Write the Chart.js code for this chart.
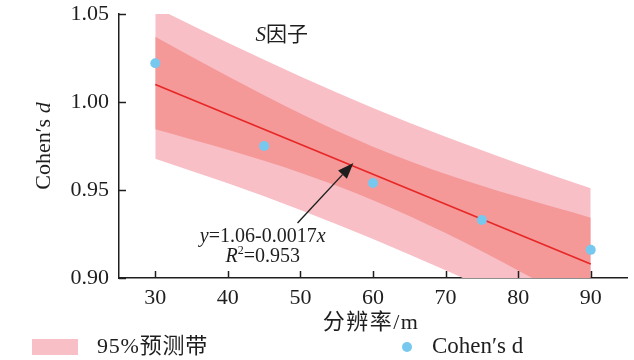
<!DOCTYPE html>
<html>
<head>
<meta charset="utf-8">
<script src="https://cdn.jsdelivr.net/npm/chart.js@4.4.1/dist/chart.umd.min.js"></script>
<style>
  html, body { margin: 0; padding: 0; background: #fff; }
  #wrap { width: 634px; height: 360px; position: relative; }
</style>
</head>
<body>
<div id="wrap"><canvas id="myChartCanvas"></canvas></div>
<script>
// observed points
const resolution = [30, 45, 60, 75, 90];
const cohensD = [1.022, 0.975, 0.954, 0.933, 0.916];

// fitted line y = 1.06 - 0.0017x (as drawn)
const fitX = [30, 90];
const fitY = [1.010, 0.908];

// bands
const bandX = [30, 40, 50, 60, 70, 80, 90];
const predUpper = [1.0538, 1.0336, 1.0145, 0.9966, 0.9802, 0.9651, 0.9510];
const predLower = [0.9678, 0.9538, 0.9387, 0.9222, 0.9044, 0.8853, 0.8650];
const confUpper = [1.0371, 1.0146, 0.9934, 0.9746, 0.9591, 0.9461, 0.9343];
const confLower = [0.9845, 0.9728, 0.9598, 0.9442, 0.9255, 0.9043, 0.8817];

const xTicks = [30, 40, 50, 60, 70, 80, 90];
const yTicks = [0.90, 0.95, 1.00, 1.05];

const LIGHT = 'rgb(248,191,199)';
const DARK = 'rgb(244,153,152)';
const RED = 'rgb(232,38,38)';
const BLUE = 'rgb(118,200,238)';
const INK = '#1e1e1e';
const SERIF = "'Liberation Serif', 'Times New Roman', 'Noto Sans CJK SC', serif";

const pts = (xs, ys) => xs.map((x, i) => ({ x: x, y: ys[i] }));

function fnt(size, italic) {
  return (italic ? 'italic ' : '') + size + 'px ' + SERIF;
}

// draw a row of text pieces with mixed styles
function drawRuns(ctx, parts, x, y, align, spacing) {
  ctx.letterSpacing = (spacing || 0) + 'px';
  let total = 0;
  parts.forEach(p => { ctx.font = p.font; p.w = ctx.measureText(p.text).width; total += p.w; });
  let cx = align === 'center' ? x - total / 2 : (align === 'right' ? x - total : x);
  ctx.textAlign = 'left';
  ctx.textBaseline = 'middle';
  parts.forEach(p => {
    ctx.font = p.font;
    ctx.fillText(p.text, cx, y + (p.dy || 0));
    cx += p.w;
  });
  ctx.letterSpacing = '0px';
}

const overlay = {
  id: 'overlay',
  afterDatasetsDraw(chart) {
    const ctx = chart.ctx;
    const xs = chart.scales.x, ys = chart.scales.y;
    const area = chart.chartArea;
    ctx.save();
    ctx.strokeStyle = INK;
    ctx.lineWidth = 1.5;
    // inward ticks
    xTicks.forEach(v => {
      const px = Math.round(xs.getPixelForValue(v)) + 0.5;
      ctx.beginPath(); ctx.moveTo(px, area.bottom); ctx.lineTo(px, area.bottom - 7); ctx.stroke();
    });
    yTicks.forEach(v => {
      const py = Math.round(ys.getPixelForValue(v)) + 0.5;
      ctx.beginPath(); ctx.moveTo(area.left, py); ctx.lineTo(area.left + 7, py); ctx.stroke();
    });

    // arrow to the fitted line
    const x0 = xs.getPixelForValue(49.6), y0 = ys.getPixelForValue(0.9313);
    const x1 = xs.getPixelForValue(57.3), y1 = ys.getPixelForValue(0.9654);
    const ang = Math.atan2(y1 - y0, x1 - x0);
    const hl = 16, hw = 6;
    const bx = x1 - hl * Math.cos(ang), by = y1 - hl * Math.sin(ang);
    ctx.strokeStyle = INK; ctx.fillStyle = INK; ctx.lineWidth = 1.4;
    ctx.beginPath(); ctx.moveTo(x0, y0); ctx.lineTo(bx, by); ctx.stroke();
    ctx.beginPath();
    ctx.moveTo(x1, y1);
    ctx.lineTo(bx + hw * Math.sin(ang), by - hw * Math.cos(ang));
    ctx.lineTo(bx - hw * Math.sin(ang), by + hw * Math.cos(ang));
    ctx.closePath(); ctx.fill();

    // annotations
    ctx.fillStyle = INK;
    const tx = xs.getPixelForValue(44.8);
    drawRuns(ctx, [
      { text: 'y', font: fnt(20, true) },
      { text: '=1.06-0.0017', font: fnt(20) },
      { text: 'x', font: fnt(20, true) }
    ], tx, ys.getPixelForValue(0.9232), 'center');
    drawRuns(ctx, [
      { text: 'R', font: fnt(20, true) },
      { text: '2', font: fnt(12), dy: -6 },
      { text: '=0.953', font: fnt(20) }
    ], tx, ys.getPixelForValue(0.9118), 'center');
    drawRuns(ctx, [
      { text: 'S', font: fnt(21, true) },
      { text: '因子', font: fnt(21) }
    ], xs.getPixelForValue(43.8), ys.getPixelForValue(1.038), 'left');
    ctx.restore();
  },
  afterDraw(chart) {
    const ctx = chart.ctx;
    const area = chart.chartArea;
    ctx.save();
    ctx.fillStyle = INK;
    // y title
    ctx.save();
    ctx.translate(44, (area.top + area.bottom) / 2);
    ctx.rotate(-Math.PI / 2);
    drawRuns(ctx, [
      { text: 'Cohen′s ', font: fnt(22) },
      { text: 'd', font: fnt(22, true) }
    ], 0, 0, 'center');
    ctx.restore();
    // x title
    drawRuns(ctx, [{ text: '分辨率/m', font: fnt(22) }], (area.left + area.right) / 2 - 2, 323, 'center', 1.5);

    // legend
    ctx.fillStyle = LIGHT;
    ctx.fillRect(32, 339, 46, 16);
    ctx.fillStyle = INK;
    drawRuns(ctx, [{ text: '95%预测带', font: fnt(22) }], 97, 347, 'left', 0.8);
    ctx.fillStyle = BLUE;
    ctx.beginPath(); ctx.arc(407, 347, 5, 0, Math.PI * 2); ctx.fill();
    ctx.fillStyle = INK;
    drawRuns(ctx, [{ text: 'Cohen′s d', font: fnt(23) }], 432, 347, 'left');
    ctx.restore();
  }
};

const bandStyle = {
  borderWidth: 0,
  borderColor: 'rgba(0,0,0,0)',
  pointRadius: 0,
  cubicInterpolationMode: 'monotone'
};

const config = {
  type: 'line',
  data: {
    datasets: [
      Object.assign({ label: '95%预测带', data: pts(bandX, predUpper), fill: '+1', backgroundColor: LIGHT, order: 4 }, bandStyle),
      Object.assign({ label: 'pred-lower', data: pts(bandX, predLower), fill: false, order: 4 }, bandStyle),
      Object.assign({ label: '95%置信带', data: pts(bandX, confUpper), fill: '+1', backgroundColor: DARK, order: 3 }, bandStyle),
      Object.assign({ label: 'conf-lower', data: pts(bandX, confLower), fill: false, order: 3 }, bandStyle),
      {
        label: '拟合线',
        data: pts(fitX, fitY),
        borderColor: RED,
        borderWidth: 1.6,
        pointRadius: 0,
        fill: false,
        order: 2
      },
      {
        type: 'scatter',
        label: 'Cohen′s d',
        data: pts(resolution, cohensD),
        backgroundColor: BLUE,
        borderWidth: 0,
        pointRadius: 5,
        order: 1
      }
    ]
  },
  options: {
    responsive: true,
    maintainAspectRatio: false,
    animation: false,
    devicePixelRatio: 1,
    layout: { padding: { top: 14, right: 7, left: 0, bottom: 0 } },
    plugins: {
      legend: { display: false },
      tooltip: { enabled: false }
    },
    scales: {
      x: {
        type: 'linear',
        min: 25,
        max: 95,
        afterBuildTicks: s => { s.ticks = xTicks.map(v => ({ value: v })); },
        afterFit: s => { s.height = 82; s.paddingLeft = 0; s.paddingRight = 0; },
        grid: { drawOnChartArea: false, drawTicks: false },
        border: { color: INK, width: 1.5 },
        ticks: { font: { family: SERIF, size: 22 }, color: INK, padding: 7 }
      },
      y: {
        type: 'linear',
        min: 0.9,
        max: 1.05,
        afterBuildTicks: s => { s.ticks = yTicks.map(v => ({ value: v })); },
        afterFit: s => { s.width = 119; s.paddingTop = 0; s.paddingBottom = 0; },
        grid: { drawOnChartArea: false, drawTicks: false },
        border: { color: INK, width: 1.5 },
        ticks: { font: { family: SERIF, size: 22 }, color: INK, padding: 10, callback: v => v.toFixed(2) }
      }
    }
  },
  plugins: [overlay]
};

const canvasEl = document.getElementById('myChartCanvas');
const chart = new Chart(canvasEl, config);
</script>
</body>
</html>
^^^^^^^^
- **TASK OBJECTIVE**:
Reproduce the material above exactly, first line through the line that contains "0.9255, 0.9043, 0.8817];", minus the pictures.

- **FINAL RESULT**:
Write the Chart.js code for this chart.
<!DOCTYPE html>
<html>
<head>
<meta charset="utf-8">
<script src="https://cdn.jsdelivr.net/npm/chart.js@4.4.1/dist/chart.umd.min.js"></script>
<style>
  html, body { margin: 0; padding: 0; background: #fff; }
  #wrap { width: 634px; height: 360px; position: relative; }
</style>
</head>
<body>
<div id="wrap"><canvas id="myChartCanvas"></canvas></div>
<script>
// observed points
const resolution = [30, 45, 60, 75, 90];
const cohensD = [1.022, 0.975, 0.954, 0.933, 0.916];

// fitted line y = 1.06 - 0.0017x (as drawn)
const fitX = [30, 90];
const fitY = [1.010, 0.908];

// bands
const bandX = [30, 40, 50, 60, 70, 80, 90];
const predUpper = [1.0538, 1.0336, 1.0145, 0.9966, 0.9802, 0.9651, 0.9510];
const predLower = [0.9678, 0.9538, 0.9387, 0.9222, 0.9044, 0.8853, 0.8650];
const confUpper = [1.0371, 1.0146, 0.9934, 0.9746, 0.9591, 0.9461, 0.9343];
const confLower = [0.9845, 0.9728, 0.9598, 0.9442, 0.9255, 0.9043, 0.8817];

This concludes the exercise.